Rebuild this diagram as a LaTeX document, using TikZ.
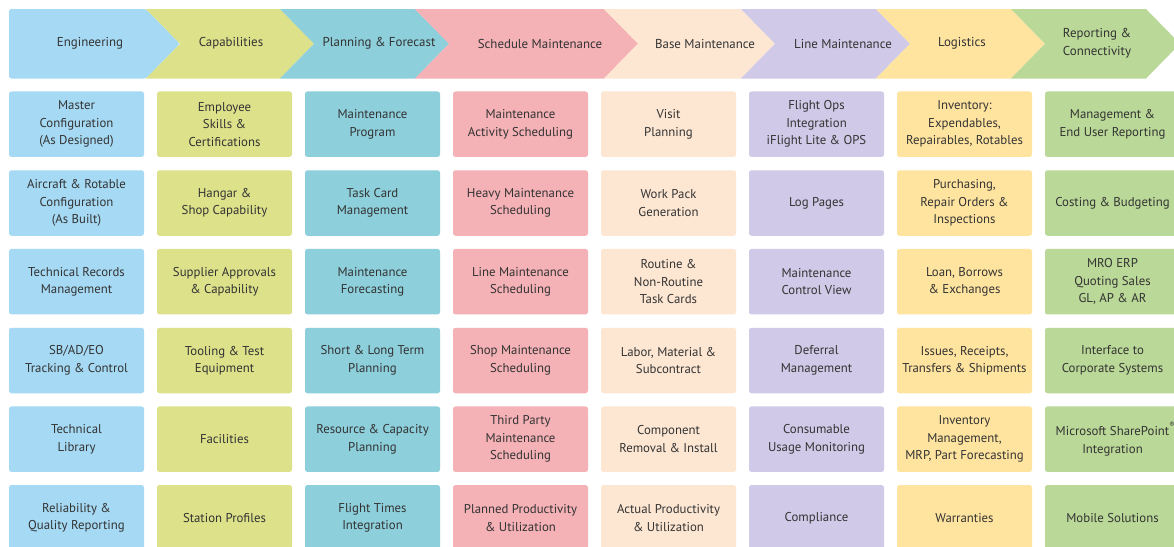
\documentclass[tikz,border=0pt]{standalone}
\usepackage{fontspec}
\setmainfont{PT Sans}
\definecolor{ceng}{HTML}{A6DAF4}
\definecolor{ccap}{HTML}{DCE18A}
\definecolor{cpla}{HTML}{8DCFDB}
\definecolor{csch}{HTML}{F4B1B6}
\definecolor{cbas}{HTML}{FDE7D3}
\definecolor{clin}{HTML}{D0C9E7}
\definecolor{clgs}{HTML}{FFE4A0}
\definecolor{crep}{HTML}{BAD897}
\definecolor{ctxt}{HTML}{333333}
\newcommand\chev[3]{\fill[fill=#1] (#2,9) -- (#3,9) -- (#3+34,43.75) -- (#3,78.5) -- (#2,78.5) -- (#2+34,43.75) -- cycle;}
\begin{document}
\begin{tikzpicture}[x=1pt,y=-1pt,
  box/.style={rounded corners=2.5pt, minimum width=135pt, minimum height=65.5pt, inner sep=0pt,
    align=center, text=ctxt, font=\fontsize{12.8}{17.5}\selectfont},
  htext/.style={align=center, text=ctxt, font=\fontsize{12.9}{18}\selectfont, inner sep=0pt}]
\useasboundingbox (0,0) rectangle (1174,546);
\fill[white] (0,0) rectangle (1174,546);
% header chevrons
\fill[fill=ceng, rounded corners=2.5pt] (9,9) -- (146,9) -- (180,43.75) -- (146,78.5) -- (9,78.5) -- cycle;
\chev{ccap}{146}{280}
\chev{cpla}{280}{415}
\chev{csch}{415}{604}
\chev{cbas}{604}{741}
\chev{clin}{741}{876}
\chev{clgs}{876}{1011}
\chev{crep}{1011}{1146}
\node[htext] (h1) at (90,43.5) {Engineering};
\node[htext] (h2) at (231,43.5) {Capabilities};
\node[htext] (h3) at (379,43.5) {Planning \& Forecast};
\node[htext] (h4) at (540,44) {Schedule Maintenance};
\node[htext] (h5) at (705,44) {Base Maintenance};
\node[htext] (h6) at (843,44) {Line Maintenance};
\node[htext] (h7) at (962,43.5) {Logistics};
\node[htext] (h8) at (1097,43) {Reporting \&\\Connectivity};
% column 1
\node[box,fill=ceng] (e1) at (76.5,124.2) {Master\\Configuration\\(As Designed)};
\node[box,fill=ceng] (e2) at (76.5,203) {Aircraft \& Rotable\\Configuration\\(As Built)};
\node[box,fill=ceng] (e3) at (76.5,281.7) {Technical Records\\Management};
\node[box,fill=ceng] (e4) at (76.5,360.5) {SB/AD/EO\\Tracking \& Control};
\node[box,fill=ceng] (e5) at (76.5,439.2) {Technical\\Library};
\node[box,fill=ceng] (e6) at (76.5,517.8) {Reliability \&\\Quality Reporting};
% column 2
\node[box,fill=ccap] (c1) at (224.5,124.2) {Employee\\Skills \&\\Certifications};
\node[box,fill=ccap] (c2) at (224.5,203) {Hangar \&\\Shop Capability};
\node[box,fill=ccap] (c3) at (224.5,281.7) {Supplier Approvals\\\& Capability};
\node[box,fill=ccap] (c4) at (224.5,360.5) {Tooling \& Test\\Equipment};
\node[box,fill=ccap] (c5) at (224.5,439.2) {Facilities};
\node[box,fill=ccap] (c6) at (224.5,517.8) {Station Profiles};
% column 3
\node[box,fill=cpla] (p1) at (372.5,124.2) {Maintenance\\Program};
\node[box,fill=cpla] (p2) at (372.5,203) {Task Card\\Management};
\node[box,fill=cpla] (p3) at (372.5,281.7) {Maintenance\\Forecasting};
\node[box,fill=cpla] (p4) at (372.5,360.5) {Short \& Long Term\\Planning};
\node[box,fill=cpla] (p5) at (372.5,439.2) {Resource \& Capacity\\Planning};
\node[box,fill=cpla] (p6) at (372.5,517.8) {Flight Times\\Integration};
% column 4
\node[box,fill=csch] (s1) at (520.5,124.2) {Maintenance\\Activity Scheduling};
\node[box,fill=csch] (s2) at (520.5,203) {Heavy Maintenance\\Scheduling};
\node[box,fill=csch] (s3) at (520.5,281.7) {Line Maintenance\\Scheduling};
\node[box,fill=csch] (s4) at (520.5,360.5) {Shop Maintenance\\Scheduling};
\node[box,fill=csch] (s5) at (520.5,439.2) {Third Party\\Maintenance\\Scheduling};
\node[box,fill=csch] (s6) at (520.5,517.8) {Planned Productivity\\\& Utilization};
% column 5
\node[box,fill=cbas] (b1) at (668.5,124.2) {Visit\\Planning};
\node[box,fill=cbas] (b2) at (668.5,203) {Work Pack\\Generation};
\node[box,fill=cbas] (b3) at (668.5,281.7) {Routine \&\\Non-Routine\\Task Cards};
\node[box,fill=cbas] (b4) at (668.5,360.5) {Labor, Material \&\\Subcontract};
\node[box,fill=cbas] (b5) at (668.5,439.2) {Component\\Removal \& Install};
\node[box,fill=cbas] (b6) at (668.5,517.8) {Actual Productivity\\\& Utilization};
% column 6
\node[box,fill=clin] (l1) at (816.5,124.2) {Flight Ops\\Integration\\iFlight Lite \& OPS};
\node[box,fill=clin] (l2) at (816.5,203) {Log Pages};
\node[box,fill=clin] (l3) at (816.5,281.7) {Maintenance\\Control View};
\node[box,fill=clin] (l4) at (816.5,360.5) {Deferral\\Management};
\node[box,fill=clin] (l5) at (816.5,439.2) {Consumable\\Usage Monitoring};
\node[box,fill=clin] (l6) at (816.5,517.8) {Compliance};
% column 7
\node[box,fill=clgs] (g1) at (964.5,124.2) {Inventory:\\Expendables,\\Repairables, Rotables};
\node[box,fill=clgs] (g2) at (964.5,203) {Purchasing,\\Repair Orders \&\\Inspections};
\node[box,fill=clgs] (g3) at (964.5,281.7) {Loan, Borrows\\\& Exchanges};
\node[box,fill=clgs] (g4) at (964.5,360.5) {Issues, Receipts,\\Transfers \& Shipments};
\node[box,fill=clgs] (g5) at (964.5,439.2) {Inventory\\Management,\\MRP, Part Forecasting};
\node[box,fill=clgs] (g6) at (964.5,517.8) {Warranties};
% column 8
\node[box,fill=crep] (r1) at (1112.5,124.2) {Management \&\\End User Reporting};
\node[box,fill=crep] (r2) at (1112.5,203) {Costing \& Budgeting};
\node[box,fill=crep] (r3) at (1112.5,281.7) {MRO ERP\\Quoting Sales\\GL, AP \& AR};
\node[box,fill=crep] (r4) at (1112.5,360.5) {Interface to\\Corporate Systems};
\node[box,fill=crep] (r5) at (1112.5,439.2) {Microsoft SharePoint\rlap{\raisebox{0.62em}{\fontsize{7.5}{7.5}\selectfont ®}}\\Integration};
\node[box,fill=crep] (r6) at (1112.5,517.8) {Mobile Solutions};
\end{tikzpicture}
\end{document}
====
(Written request): Reproduce the data verbatim. Do not carry any picture into the copy.

(Response to this exercise):
Rebuild this diagram as a LaTeX document, using TikZ.
\documentclass[tikz,border=0pt]{standalone}
\usepackage{fontspec}
\setmainfont{PT Sans}
\definecolor{ceng}{HTML}{A6DAF4}
\definecolor{ccap}{HTML}{DCE18A}
\definecolor{cpla}{HTML}{8DCFDB}
\definecolor{csch}{HTML}{F4B1B6}
\definecolor{cbas}{HTML}{FDE7D3}
\definecolor{clin}{HTML}{D0C9E7}
\definecolor{clgs}{HTML}{FFE4A0}
\definecolor{crep}{HTML}{BAD897}
\definecolor{ctxt}{HTML}{333333}
\newcommand\chev[3]{\fill[fill=#1] (#2,9) -- (#3,9) -- (#3+34,43.75) -- (#3,78.5) -- (#2,78.5) -- (#2+34,43.75) -- cycle;}
\begin{document}
\begin{tikzpicture}[x=1pt,y=-1pt,
  box/.style={rounded corners=2.5pt, minimum width=135pt, minimum height=65.5pt, inner sep=0pt,
    align=center, text=ctxt, font=\fontsize{12.8}{17.5}\selectfont},
  htext/.style={align=center, text=ctxt, font=\fontsize{12.9}{18}\selectfont, inner sep=0pt}]
\useasboundingbox (0,0) rectangle (1174,546);
\fill[white] (0,0) rectangle (1174,546);
% header chevrons
\fill[fill=ceng, rounded corners=2.5pt] (9,9) -- (146,9) -- (180,43.75) -- (146,78.5) -- (9,78.5) -- cycle;
\chev{ccap}{146}{280}
\chev{cpla}{280}{415}
\chev{csch}{415}{604}
\chev{cbas}{604}{741}
\chev{clin}{741}{876}
\chev{clgs}{876}{1011}
\chev{crep}{1011}{1146}
\node[htext] (h1) at (90,43.5) {Engineering};
\node[htext] (h2) at (231,43.5) {Capabilities};
\node[htext] (h3) at (379,43.5) {Planning \& Forecast};
\node[htext] (h4) at (540,44) {Schedule Maintenance};
\node[htext] (h5) at (705,44) {Base Maintenance};
\node[htext] (h6) at (843,44) {Line Maintenance};
\node[htext] (h7) at (962,43.5) {Logistics};
\node[htext] (h8) at (1097,43) {Reporting \&\\Connectivity};
% column 1
\node[box,fill=ceng] (e1) at (76.5,124.2) {Master\\Configuration\\(As Designed)};
\node[box,fill=ceng] (e2) at (76.5,203) {Aircraft \& Rotable\\Configuration\\(As Built)};
\node[box,fill=ceng] (e3) at (76.5,281.7) {Technical Records\\Management};
\node[box,fill=ceng] (e4) at (76.5,360.5) {SB/AD/EO\\Tracking \& Control};
\node[box,fill=ceng] (e5) at (76.5,439.2) {Technical\\Library};
\node[box,fill=ceng] (e6) at (76.5,517.8) {Reliability \&\\Quality Reporting};
% column 2
\node[box,fill=ccap] (c1) at (224.5,124.2) {Employee\\Skills \&\\Certifications};
\node[box,fill=ccap] (c2) at (224.5,203) {Hangar \&\\Shop Capability};
\node[box,fill=ccap] (c3) at (224.5,281.7) {Supplier Approvals\\\& Capability};
\node[box,fill=ccap] (c4) at (224.5,360.5) {Tooling \& Test\\Equipment};
\node[box,fill=ccap] (c5) at (224.5,439.2) {Facilities};
\node[box,fill=ccap] (c6) at (224.5,517.8) {Station Profiles};
% column 3
\node[box,fill=cpla] (p1) at (372.5,124.2) {Maintenance\\Program};
\node[box,fill=cpla] (p2) at (372.5,203) {Task Card\\Management};
\node[box,fill=cpla] (p3) at (372.5,281.7) {Maintenance\\Forecasting};
\node[box,fill=cpla] (p4) at (372.5,360.5) {Short \& Long Term\\Planning};
\node[box,fill=cpla] (p5) at (372.5,439.2) {Resource \& Capacity\\Planning};
\node[box,fill=cpla] (p6) at (372.5,517.8) {Flight Times\\Integration};
% column 4
\node[box,fill=csch] (s1) at (520.5,124.2) {Maintenance\\Activity Scheduling};
\node[box,fill=csch] (s2) at (520.5,203) {Heavy Maintenance\\Scheduling};
\node[box,fill=csch] (s3) at (520.5,281.7) {Line Maintenance\\Scheduling};
\node[box,fill=csch] (s4) at (520.5,360.5) {Shop Maintenance\\Scheduling};
\node[box,fill=csch] (s5) at (520.5,439.2) {Third Party\\Maintenance\\Scheduling};
\node[box,fill=csch] (s6) at (520.5,517.8) {Planned Productivity\\\& Utilization};
% column 5
\node[box,fill=cbas] (b1) at (668.5,124.2) {Visit\\Planning};
\node[box,fill=cbas] (b2) at (668.5,203) {Work Pack\\Generation};
\node[box,fill=cbas] (b3) at (668.5,281.7) {Routine \&\\Non-Routine\\Task Cards};
\node[box,fill=cbas] (b4) at (668.5,360.5) {Labor, Material \&\\Subcontract};
\node[box,fill=cbas] (b5) at (668.5,439.2) {Component\\Removal \& Install};
\node[box,fill=cbas] (b6) at (668.5,517.8) {Actual Productivity\\\& Utilization};
% column 6
\node[box,fill=clin] (l1) at (816.5,124.2) {Flight Ops\\Integration\\iFlight Lite \& OPS};
\node[box,fill=clin] (l2) at (816.5,203) {Log Pages};
\node[box,fill=clin] (l3) at (816.5,281.7) {Maintenance\\Control View};
\node[box,fill=clin] (l4) at (816.5,360.5) {Deferral\\Management};
\node[box,fill=clin] (l5) at (816.5,439.2) {Consumable\\Usage Monitoring};
\node[box,fill=clin] (l6) at (816.5,517.8) {Compliance};
% column 7
\node[box,fill=clgs] (g1) at (964.5,124.2) {Inventory:\\Expendables,\\Repairables, Rotables};
\node[box,fill=clgs] (g2) at (964.5,203) {Purchasing,\\Repair Orders \&\\Inspections};
\node[box,fill=clgs] (g3) at (964.5,281.7) {Loan, Borrows\\\& Exchanges};
\node[box,fill=clgs] (g4) at (964.5,360.5) {Issues, Receipts,\\Transfers \& Shipments};
\node[box,fill=clgs] (g5) at (964.5,439.2) {Inventory\\Management,\\MRP, Part Forecasting};
\node[box,fill=clgs] (g6) at (964.5,517.8) {Warranties};
% column 8
\node[box,fill=crep] (r1) at (1112.5,124.2) {Management \&\\End User Reporting};
\node[box,fill=crep] (r2) at (1112.5,203) {Costing \& Budgeting};
\node[box,fill=crep] (r3) at (1112.5,281.7) {MRO ERP\\Quoting Sales\\GL, AP \& AR};
\node[box,fill=crep] (r4) at (1112.5,360.5) {Interface to\\Corporate Systems};
\node[box,fill=crep] (r5) at (1112.5,439.2) {Microsoft SharePoint\rlap{\raisebox{0.62em}{\fontsize{7.5}{7.5}\selectfont ®}}\\Integration};
\node[box,fill=crep] (r6) at (1112.5,517.8) {Mobile Solutions};
\end{tikzpicture}
\end{document}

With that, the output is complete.